The man said, “Don’t be worried. If it is lost inside it will be found. It is not lost at all.”
The search becomes difficult because we go on searching for it where we have not lost it. The mystic rose, our very being, does not blossom into gardens or into forests or into the Himalayas. It blossoms into your own consciousness. It is another name, a symbolic name, of the opening of the beauty of consciousness – with fragrance, with delicacy, with joy, with a dance. But because it is so easy, that’s why it is so difficult. Its being easy is making it difficult.
You are saying, “In the two minutes of silence and let-go the other night, you took us to the highest level of consciousness.” I have not taken you anywhere. You are just here. But because you allowed the silence and the let-go…it is all up to you.
I cannot force you towards let-go.
I cannot force you to enter into this silence.
I can simply create a longing in you, a thirst, and a trust that you are not going to lose anything by becoming silent for two minutes and then a let-go…

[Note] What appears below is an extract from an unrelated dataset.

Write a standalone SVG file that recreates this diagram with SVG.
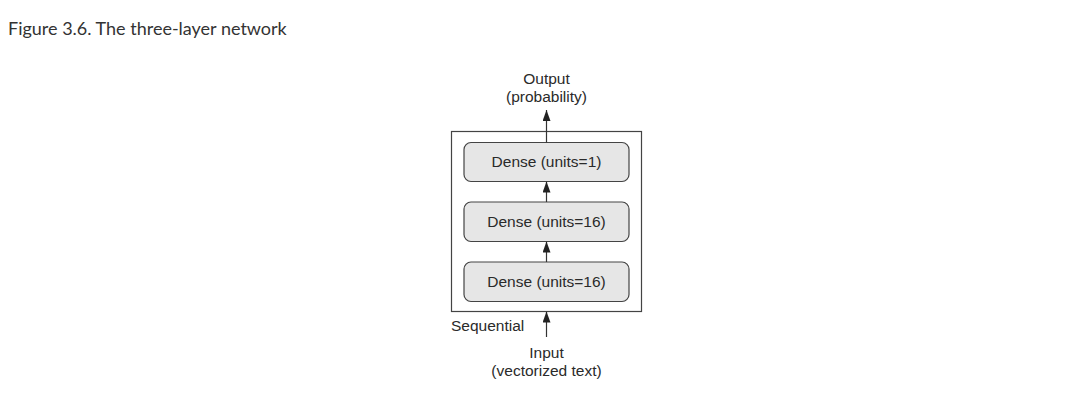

(Throughout the last few minutes, gusts of wind have come, and outbursts of hysterical giggling in the hall. Osho has kept on speaking, but now he stops. Now there is only the sound of wind and rain, the immensity of his silence, and still – unbelievably – the giggling. Finally he speaks.)
This is out of the joke.
(But the giggling continues. Osho rises from his seat without further comment, namastes and walks to the exit. He raises his arm in salute, and the stunned assembly responds – “Yaa-Hoo!”)
(Away from the microphone, his words can be heard only by those in the first few rows.)
Don’t wait for me to come out tomorrow night.